## Task
Give an exact copy of every line, leaving images out.

## Supplied material
********************

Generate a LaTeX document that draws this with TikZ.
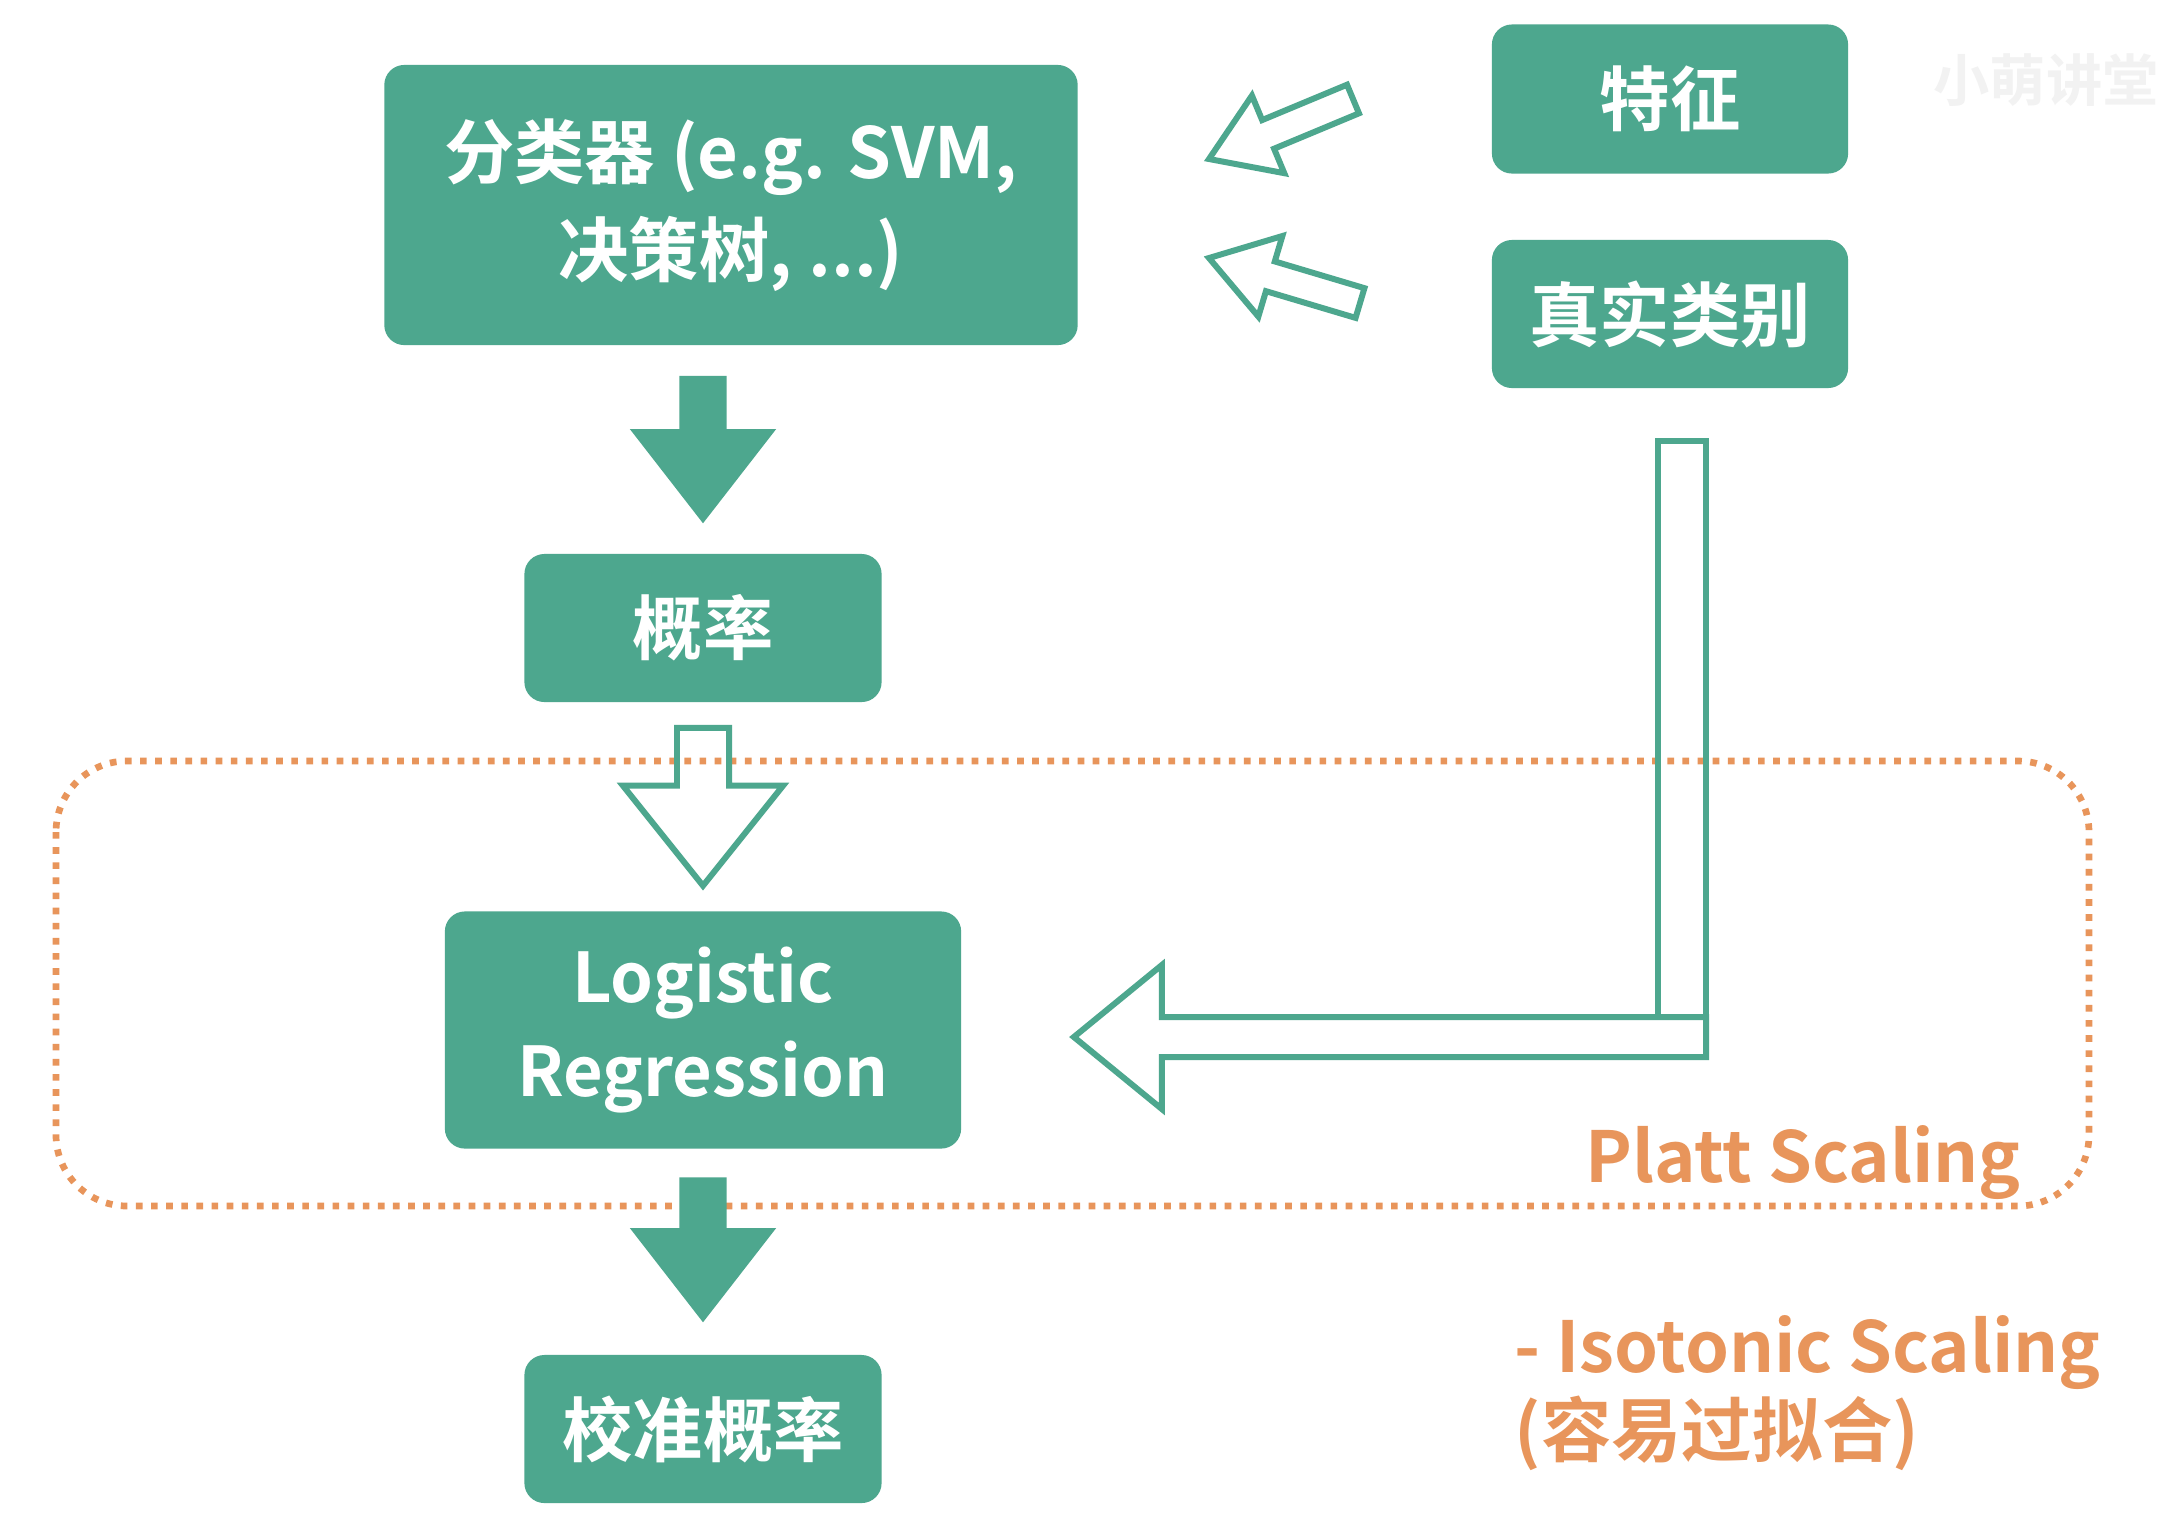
\documentclass[tikz,border=0pt]{standalone}
\usepackage{fontspec}
\usetikzlibrary{calc,positioning}
\newfontfamily\cjk{Noto Sans CJK SC Bold}
\definecolor{boxGreen}{HTML}{4DA78E}
\definecolor{plattOrange}{HTML}{E8955B}
\newcommand{\blockArrow}[6][]{%
  \coordinate (ba-base) at ($(#3)!#6!(#2)$);
  \draw[#1] ($(#2)!#4!90:(#3)$) -- ($(ba-base)!#4!90:(#3)$) -- ($(ba-base)!#5!90:(#3)$) -- (#3)
    -- ($(ba-base)!#5!-90:(#3)$) -- ($(ba-base)!#4!-90:(#3)$) -- ($(#2)!#4!-90:(#3)$) -- cycle;}
\tikzset{
  kutu/.style={fill=boxGreen, text=white, rounded corners=0.2cm, align=center, inner sep=0pt,
    font=\cjk\fontsize{20}{28}\selectfont},
  solidOk/.style={fill=boxGreen, draw=none},
  hollowOk/.style={draw=boxGreen, line width=1.7pt, line join=miter},
  orangeText/.style={text=plattOrange, font=\cjk\fontsize{20}{24}\selectfont, inner sep=0pt}
}

\begin{document}
\begin{tikzpicture}[x=0.01cm,y=-0.01cm]
\useasboundingbox[fill=white] (0,0) rectangle (2172,1532);
\draw[plattOrange, line width=1.9pt, dash pattern=on 1.9pt off 2.4pt, rounded corners=0.71cm]
  (56,761) rectangle (2089,1206);

\node[kutu, minimum width=6.93cm, minimum height=2.8cm] (clf) at (731,205) {分类器 (e.g. SVM,\\决策树, ...)};
\node[kutu, minimum width=3.56cm, minimum height=1.49cm] (feat) at (1670,99) {特征};
\node[kutu, minimum width=3.56cm, minimum height=1.48cm] (label) at (1670,314) {真实类别};
\node[kutu, minimum width=3.57cm, minimum height=1.48cm] (prob) at (703,628) {概率};
\node[kutu, minimum width=5.16cm, minimum height=2.37cm, font=\cjk\fontsize{19.5}{26.5}\selectfont] (lr) at (703,1030) {Logistic\\Regression};
\node[kutu, minimum width=3.57cm, minimum height=1.48cm] (cal) at (703,1429) {校准概率};
\node[text=black!5, font=\cjk\fontsize{16}{16}\selectfont] (filigran) at (2046,80) {小萌讲堂};

\coordinate (featTail) at (1353,99);
\coordinate (featTip) at (1209,159);
\coordinate (labelTail) at (1360,303);
\coordinate (labelTip) at (1209,258);
\blockArrow[hollowOk]{featTail}{featTip}{0.155cm}{0.42cm}{0.64cm}
\blockArrow[hollowOk]{labelTail}{labelTip}{0.155cm}{0.42cm}{0.64cm}

\coordinate (clfOut) at ($(prob.north |- clf.south)+(0,30)$);
\coordinate (probIn) at ($(prob.north)+(0,-30)$);
\blockArrow[solidOk]{clfOut}{probIn}{0.235cm}{0.73cm}{0.94cm}
\coordinate (probOut) at ($(prob.south)+(0,25)$);
\coordinate (lrIn) at ($(lr.north)+(0,-25)$);
\blockArrow[hollowOk]{probOut}{lrIn}{0.26cm}{0.8cm}{1.0cm}
\coordinate (lrOut) at ($(lr.south)+(0,28)$);
\coordinate (calIn) at ($(cal.north)+(0,-32)$);
\blockArrow[solidOk]{lrOut}{calIn}{0.235cm}{0.73cm}{0.94cm}

\draw[hollowOk] ($(label.south)+(-12,52)$) rectangle (1706,1017);
\coordinate (bendTail) at (1706,1037);
\coordinate (lrSide) at ($(lr.east)+(112,7)$);
\blockArrow[hollowOk]{bendTail}{lrSide}{0.2cm}{0.72cm}{0.88cm}

\node[orangeText] (platt) at (1803,1163) {Platt Scaling};
\node[orangeText, anchor=west, align=left] (isotonic) at (1514,1393) {- Isotonic Scaling\\(容易过拟合)};
\end{tikzpicture}
\end{document}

********************

## Answer for this exercise
Generate a LaTeX document that draws this with TikZ.
\documentclass[tikz,border=0pt]{standalone}
\usepackage{fontspec}
\usetikzlibrary{calc,positioning}
\newfontfamily\cjk{Noto Sans CJK SC Bold}
\definecolor{boxGreen}{HTML}{4DA78E}
\definecolor{plattOrange}{HTML}{E8955B}
\newcommand{\blockArrow}[6][]{%
  \coordinate (ba-base) at ($(#3)!#6!(#2)$);
  \draw[#1] ($(#2)!#4!90:(#3)$) -- ($(ba-base)!#4!90:(#3)$) -- ($(ba-base)!#5!90:(#3)$) -- (#3)
    -- ($(ba-base)!#5!-90:(#3)$) -- ($(ba-base)!#4!-90:(#3)$) -- ($(#2)!#4!-90:(#3)$) -- cycle;}
\tikzset{
  kutu/.style={fill=boxGreen, text=white, rounded corners=0.2cm, align=center, inner sep=0pt,
    font=\cjk\fontsize{20}{28}\selectfont},
  solidOk/.style={fill=boxGreen, draw=none},
  hollowOk/.style={draw=boxGreen, line width=1.7pt, line join=miter},
  orangeText/.style={text=plattOrange, font=\cjk\fontsize{20}{24}\selectfont, inner sep=0pt}
}

\begin{document}
\begin{tikzpicture}[x=0.01cm,y=-0.01cm]
\useasboundingbox[fill=white] (0,0) rectangle (2172,1532);
\draw[plattOrange, line width=1.9pt, dash pattern=on 1.9pt off 2.4pt, rounded corners=0.71cm]
  (56,761) rectangle (2089,1206);

\node[kutu, minimum width=6.93cm, minimum height=2.8cm] (clf) at (731,205) {分类器 (e.g. SVM,\\决策树, ...)};
\node[kutu, minimum width=3.56cm, minimum height=1.49cm] (feat) at (1670,99) {特征};
\node[kutu, minimum width=3.56cm, minimum height=1.48cm] (label) at (1670,314) {真实类别};
\node[kutu, minimum width=3.57cm, minimum height=1.48cm] (prob) at (703,628) {概率};
\node[kutu, minimum width=5.16cm, minimum height=2.37cm, font=\cjk\fontsize{19.5}{26.5}\selectfont] (lr) at (703,1030) {Logistic\\Regression};
\node[kutu, minimum width=3.57cm, minimum height=1.48cm] (cal) at (703,1429) {校准概率};
\node[text=black!5, font=\cjk\fontsize{16}{16}\selectfont] (filigran) at (2046,80) {小萌讲堂};

\coordinate (featTail) at (1353,99);
\coordinate (featTip) at (1209,159);
\coordinate (labelTail) at (1360,303);
\coordinate (labelTip) at (1209,258);
\blockArrow[hollowOk]{featTail}{featTip}{0.155cm}{0.42cm}{0.64cm}
\blockArrow[hollowOk]{labelTail}{labelTip}{0.155cm}{0.42cm}{0.64cm}

\coordinate (clfOut) at ($(prob.north |- clf.south)+(0,30)$);
\coordinate (probIn) at ($(prob.north)+(0,-30)$);
\blockArrow[solidOk]{clfOut}{probIn}{0.235cm}{0.73cm}{0.94cm}
\coordinate (probOut) at ($(prob.south)+(0,25)$);
\coordinate (lrIn) at ($(lr.north)+(0,-25)$);
\blockArrow[hollowOk]{probOut}{lrIn}{0.26cm}{0.8cm}{1.0cm}
\coordinate (lrOut) at ($(lr.south)+(0,28)$);
\coordinate (calIn) at ($(cal.north)+(0,-32)$);
\blockArrow[solidOk]{lrOut}{calIn}{0.235cm}{0.73cm}{0.94cm}

\draw[hollowOk] ($(label.south)+(-12,52)$) rectangle (1706,1017);
\coordinate (bendTail) at (1706,1037);
\coordinate (lrSide) at ($(lr.east)+(112,7)$);
\blockArrow[hollowOk]{bendTail}{lrSide}{0.2cm}{0.72cm}{0.88cm}

\node[orangeText] (platt) at (1803,1163) {Platt Scaling};
\node[orangeText, anchor=west, align=left] (isotonic) at (1514,1393) {- Isotonic Scaling\\(容易过拟合)};
\end{tikzpicture}
\end{document}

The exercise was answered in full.